Short task -> Pull out every line from the listing that has the word "this".

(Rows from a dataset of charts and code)

☆ ☆ ☆ ☆ ☆

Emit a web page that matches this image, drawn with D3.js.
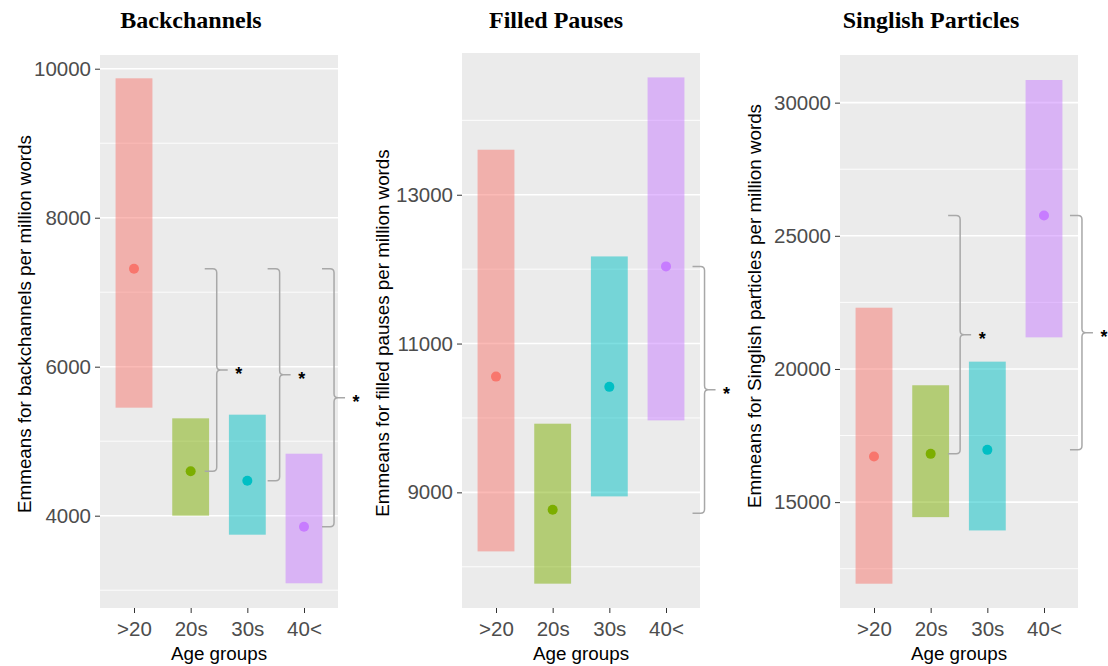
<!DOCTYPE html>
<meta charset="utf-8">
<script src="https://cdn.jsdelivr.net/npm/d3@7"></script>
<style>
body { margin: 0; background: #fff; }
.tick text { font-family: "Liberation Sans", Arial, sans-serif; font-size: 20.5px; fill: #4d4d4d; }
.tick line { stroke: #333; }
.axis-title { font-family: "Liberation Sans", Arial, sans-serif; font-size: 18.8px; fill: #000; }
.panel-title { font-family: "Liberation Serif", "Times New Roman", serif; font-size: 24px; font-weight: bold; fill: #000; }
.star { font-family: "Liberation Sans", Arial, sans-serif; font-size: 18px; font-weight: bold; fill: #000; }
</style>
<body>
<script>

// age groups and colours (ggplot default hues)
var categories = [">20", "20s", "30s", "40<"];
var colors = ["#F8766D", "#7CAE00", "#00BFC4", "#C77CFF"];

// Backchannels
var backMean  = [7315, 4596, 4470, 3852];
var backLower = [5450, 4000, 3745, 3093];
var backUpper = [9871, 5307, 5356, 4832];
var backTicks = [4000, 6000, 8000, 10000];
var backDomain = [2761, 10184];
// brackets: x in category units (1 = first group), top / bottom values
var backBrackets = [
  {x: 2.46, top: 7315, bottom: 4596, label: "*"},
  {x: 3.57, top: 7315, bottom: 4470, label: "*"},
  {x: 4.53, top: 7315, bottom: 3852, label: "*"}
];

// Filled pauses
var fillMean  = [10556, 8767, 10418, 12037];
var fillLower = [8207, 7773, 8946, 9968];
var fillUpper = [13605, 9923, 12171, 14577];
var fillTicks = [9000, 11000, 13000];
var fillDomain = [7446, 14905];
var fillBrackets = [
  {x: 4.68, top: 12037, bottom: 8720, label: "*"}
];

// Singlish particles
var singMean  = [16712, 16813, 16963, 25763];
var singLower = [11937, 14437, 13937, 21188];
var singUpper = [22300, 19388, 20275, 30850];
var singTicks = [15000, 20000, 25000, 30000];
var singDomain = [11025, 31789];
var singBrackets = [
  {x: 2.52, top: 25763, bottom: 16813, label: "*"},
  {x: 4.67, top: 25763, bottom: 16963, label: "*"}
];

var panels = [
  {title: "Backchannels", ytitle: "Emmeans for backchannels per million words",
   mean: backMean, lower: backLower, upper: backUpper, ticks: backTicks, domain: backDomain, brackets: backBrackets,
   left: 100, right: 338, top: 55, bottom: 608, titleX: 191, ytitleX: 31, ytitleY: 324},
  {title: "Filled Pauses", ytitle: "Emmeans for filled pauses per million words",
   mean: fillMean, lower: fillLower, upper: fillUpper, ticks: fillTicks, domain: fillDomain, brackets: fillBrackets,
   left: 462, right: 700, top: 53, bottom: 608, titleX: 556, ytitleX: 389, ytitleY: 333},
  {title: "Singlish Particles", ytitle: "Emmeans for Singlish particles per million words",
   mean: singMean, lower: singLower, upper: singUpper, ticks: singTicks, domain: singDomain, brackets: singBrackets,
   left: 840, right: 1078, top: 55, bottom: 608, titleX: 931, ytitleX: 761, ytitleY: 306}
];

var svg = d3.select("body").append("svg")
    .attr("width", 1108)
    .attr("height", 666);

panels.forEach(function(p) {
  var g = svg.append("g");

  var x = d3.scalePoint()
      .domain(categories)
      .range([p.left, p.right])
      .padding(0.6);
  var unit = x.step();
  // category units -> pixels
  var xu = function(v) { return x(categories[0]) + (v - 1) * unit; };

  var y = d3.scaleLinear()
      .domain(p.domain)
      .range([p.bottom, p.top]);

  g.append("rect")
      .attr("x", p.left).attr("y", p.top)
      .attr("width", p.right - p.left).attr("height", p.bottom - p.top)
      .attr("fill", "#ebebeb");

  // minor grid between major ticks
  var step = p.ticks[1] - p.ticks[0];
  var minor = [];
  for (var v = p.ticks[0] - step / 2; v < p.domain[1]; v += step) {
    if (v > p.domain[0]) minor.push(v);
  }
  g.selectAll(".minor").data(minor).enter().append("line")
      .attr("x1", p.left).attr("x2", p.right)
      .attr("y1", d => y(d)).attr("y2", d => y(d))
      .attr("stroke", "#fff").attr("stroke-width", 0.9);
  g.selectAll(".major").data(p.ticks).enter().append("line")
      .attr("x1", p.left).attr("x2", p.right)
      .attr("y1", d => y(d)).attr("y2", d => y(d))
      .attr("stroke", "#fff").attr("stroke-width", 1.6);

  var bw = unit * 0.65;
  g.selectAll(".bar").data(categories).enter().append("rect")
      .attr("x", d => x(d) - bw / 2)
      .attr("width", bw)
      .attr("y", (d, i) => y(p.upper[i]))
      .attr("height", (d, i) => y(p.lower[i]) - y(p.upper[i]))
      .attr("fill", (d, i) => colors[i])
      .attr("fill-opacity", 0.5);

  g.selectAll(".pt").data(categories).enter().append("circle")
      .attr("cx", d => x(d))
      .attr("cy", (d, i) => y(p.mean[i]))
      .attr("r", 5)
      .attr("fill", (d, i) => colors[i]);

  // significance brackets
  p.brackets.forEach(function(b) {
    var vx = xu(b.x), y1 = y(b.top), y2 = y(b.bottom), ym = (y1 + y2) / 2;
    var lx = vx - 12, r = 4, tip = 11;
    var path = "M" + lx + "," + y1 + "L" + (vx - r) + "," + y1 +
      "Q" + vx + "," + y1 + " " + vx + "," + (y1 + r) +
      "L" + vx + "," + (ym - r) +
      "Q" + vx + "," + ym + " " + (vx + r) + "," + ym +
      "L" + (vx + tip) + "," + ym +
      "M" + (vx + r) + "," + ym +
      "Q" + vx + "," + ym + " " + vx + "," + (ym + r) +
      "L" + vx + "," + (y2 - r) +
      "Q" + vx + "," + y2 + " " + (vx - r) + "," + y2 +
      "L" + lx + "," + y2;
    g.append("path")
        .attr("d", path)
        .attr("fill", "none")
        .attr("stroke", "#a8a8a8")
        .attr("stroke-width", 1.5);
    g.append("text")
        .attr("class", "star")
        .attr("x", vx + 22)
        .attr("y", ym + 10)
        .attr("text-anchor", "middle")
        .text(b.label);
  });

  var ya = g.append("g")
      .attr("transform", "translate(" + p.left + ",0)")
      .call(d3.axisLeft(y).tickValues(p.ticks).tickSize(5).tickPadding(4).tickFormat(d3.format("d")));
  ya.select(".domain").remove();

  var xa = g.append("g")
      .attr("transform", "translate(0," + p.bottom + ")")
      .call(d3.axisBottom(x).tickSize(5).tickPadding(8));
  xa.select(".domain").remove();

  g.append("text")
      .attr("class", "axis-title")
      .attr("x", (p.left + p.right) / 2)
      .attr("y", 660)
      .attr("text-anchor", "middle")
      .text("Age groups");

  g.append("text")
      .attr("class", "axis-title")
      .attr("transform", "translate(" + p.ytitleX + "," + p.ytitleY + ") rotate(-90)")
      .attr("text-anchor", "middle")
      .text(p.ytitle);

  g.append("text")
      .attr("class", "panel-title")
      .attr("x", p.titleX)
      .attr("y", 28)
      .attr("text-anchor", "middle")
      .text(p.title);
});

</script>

☆ ☆ ☆ ☆ ☆

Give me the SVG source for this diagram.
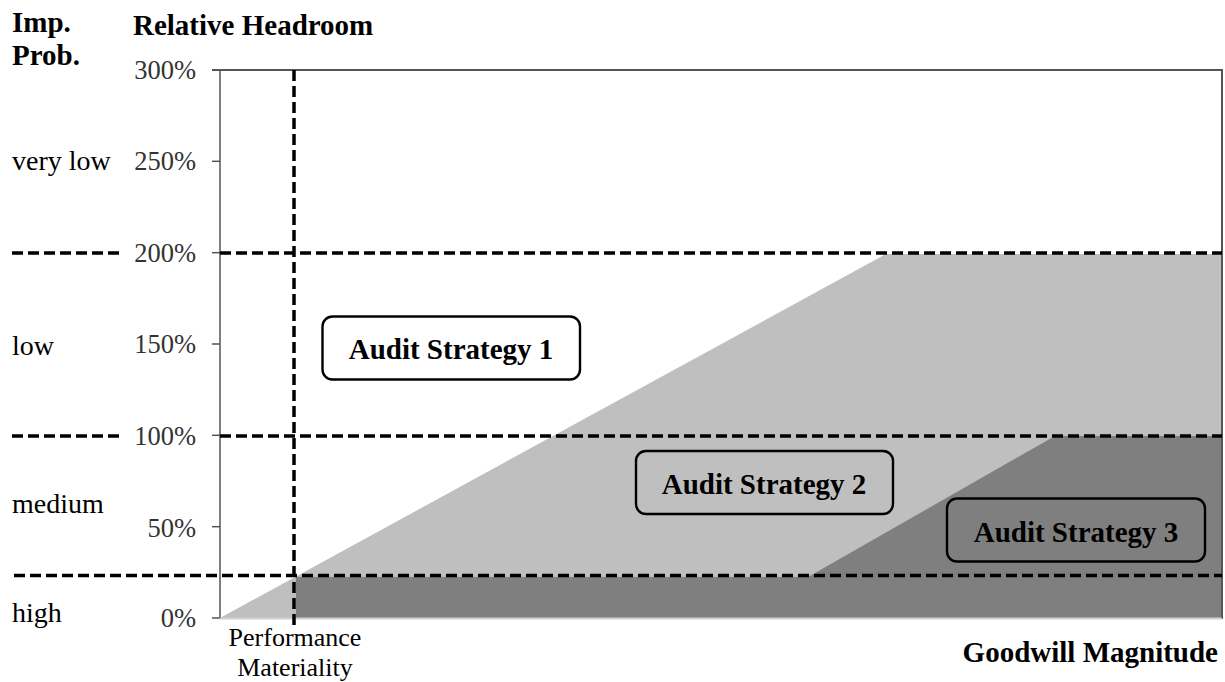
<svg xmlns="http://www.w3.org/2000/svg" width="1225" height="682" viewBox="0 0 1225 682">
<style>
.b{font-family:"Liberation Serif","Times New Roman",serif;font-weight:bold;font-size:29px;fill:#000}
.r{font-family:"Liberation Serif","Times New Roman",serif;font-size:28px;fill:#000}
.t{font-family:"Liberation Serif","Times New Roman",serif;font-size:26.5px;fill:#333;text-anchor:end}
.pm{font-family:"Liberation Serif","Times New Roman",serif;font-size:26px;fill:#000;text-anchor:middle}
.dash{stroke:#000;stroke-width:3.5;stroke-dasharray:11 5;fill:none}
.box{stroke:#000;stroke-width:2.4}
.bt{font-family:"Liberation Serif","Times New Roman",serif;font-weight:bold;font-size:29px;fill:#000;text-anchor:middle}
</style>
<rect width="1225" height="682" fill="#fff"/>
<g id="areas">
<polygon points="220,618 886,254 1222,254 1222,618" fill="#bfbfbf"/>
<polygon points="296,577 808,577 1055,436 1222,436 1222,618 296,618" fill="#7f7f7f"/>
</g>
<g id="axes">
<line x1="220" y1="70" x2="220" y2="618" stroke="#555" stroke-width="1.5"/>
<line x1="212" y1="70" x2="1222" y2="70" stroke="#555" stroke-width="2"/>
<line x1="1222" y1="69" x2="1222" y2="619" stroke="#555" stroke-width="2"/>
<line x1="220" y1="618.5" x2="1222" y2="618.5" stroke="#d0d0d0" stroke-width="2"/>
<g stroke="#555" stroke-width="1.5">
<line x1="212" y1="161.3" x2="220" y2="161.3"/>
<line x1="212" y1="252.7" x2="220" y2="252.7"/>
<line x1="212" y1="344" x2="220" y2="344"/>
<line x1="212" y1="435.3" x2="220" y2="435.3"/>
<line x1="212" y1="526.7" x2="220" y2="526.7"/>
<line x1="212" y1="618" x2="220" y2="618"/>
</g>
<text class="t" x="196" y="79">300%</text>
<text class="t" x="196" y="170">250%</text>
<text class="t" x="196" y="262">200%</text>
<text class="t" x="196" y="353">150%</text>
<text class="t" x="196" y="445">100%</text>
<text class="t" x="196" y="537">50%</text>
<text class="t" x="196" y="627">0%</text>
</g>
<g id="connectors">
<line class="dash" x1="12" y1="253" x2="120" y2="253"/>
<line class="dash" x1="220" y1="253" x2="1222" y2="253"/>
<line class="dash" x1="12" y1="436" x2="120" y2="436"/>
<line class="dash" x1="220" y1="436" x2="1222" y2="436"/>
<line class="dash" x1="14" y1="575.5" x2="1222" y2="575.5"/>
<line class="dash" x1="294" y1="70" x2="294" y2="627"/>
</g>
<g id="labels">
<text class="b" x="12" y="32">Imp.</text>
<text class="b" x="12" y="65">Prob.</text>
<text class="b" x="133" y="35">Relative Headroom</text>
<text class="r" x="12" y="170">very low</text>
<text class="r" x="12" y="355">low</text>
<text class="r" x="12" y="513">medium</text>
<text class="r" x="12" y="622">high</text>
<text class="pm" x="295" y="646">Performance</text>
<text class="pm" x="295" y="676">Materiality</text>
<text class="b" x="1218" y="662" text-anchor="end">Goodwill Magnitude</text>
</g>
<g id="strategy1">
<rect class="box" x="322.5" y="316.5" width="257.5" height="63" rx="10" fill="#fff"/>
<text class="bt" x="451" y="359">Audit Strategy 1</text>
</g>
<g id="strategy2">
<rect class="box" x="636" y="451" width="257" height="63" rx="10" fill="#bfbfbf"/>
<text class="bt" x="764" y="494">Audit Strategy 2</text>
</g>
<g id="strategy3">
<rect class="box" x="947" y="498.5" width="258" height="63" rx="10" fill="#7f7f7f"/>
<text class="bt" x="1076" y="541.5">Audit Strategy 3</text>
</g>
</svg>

☆ ☆ ☆ ☆ ☆

Response ->
Emit a web page that matches this image, drawn with D3.js.
Give me the SVG source for this diagram.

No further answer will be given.